Crane Holdings (Crane Company: CR) tumbled 11.56% on the New York Stock Exchange on the 27th, closing at $185.52 and erasing roughly $1.1 billion in market capitalization (about KRW 1.4 trillion) in a single day. In its fourth-quarter 2025 results, adjusted earnings per share (EPS) beat expectations, but revenue came in at $581 million—well below Wall Street’s $624 million consensus—and its guidance for roughly 10% adjusted EPS growth in 2026 highlighted both overvaluation concerns and fears of slowing momentum.

Industrial Equipment

The company reported a 23% increase in full-year 2025 EPS and said it aims to grow 2026 revenue by about 20% through approximately $1.2 billion in acquisitions, including Baker Hughes’ PSI division and Germany’s Opto-Danurat sensor firm. However, analysts caution that $1.15 billion in new debt will increase interest expenses and that integration-related margin pressure could weigh on near-term profitability. Crane also formalized a management succession plan under which current COO Alex Alcala will become CEO in April 2026, and current CEO Max Mitchell will transition to board chair.

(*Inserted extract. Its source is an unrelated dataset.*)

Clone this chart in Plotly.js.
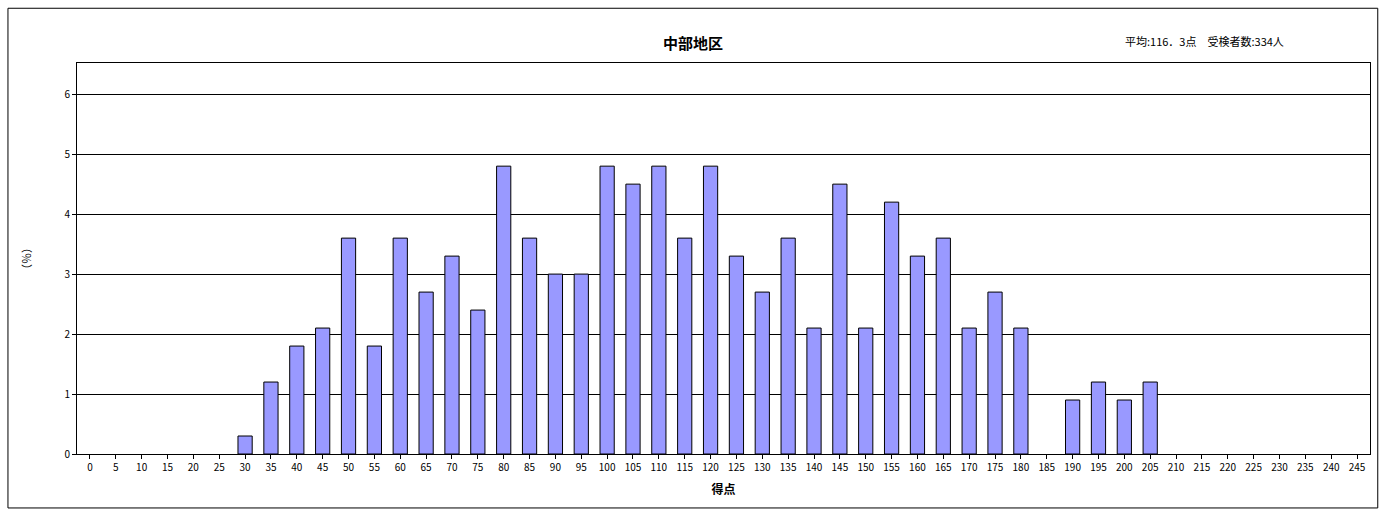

Founded in Chicago in 1855 and now headquartered in Stamford, Connecticut, Crane supplies mission-critical industrial equipment—ranging from aerospace and defense components to process-flow valves and high-precision sensors and instrumentation. Since its 2023 spin-off and IPO, the company has focused on aerospace and process-sensor segments, driving its share price to more than double. The recent earnings and guidance shock appears to be prompting a valuation reset.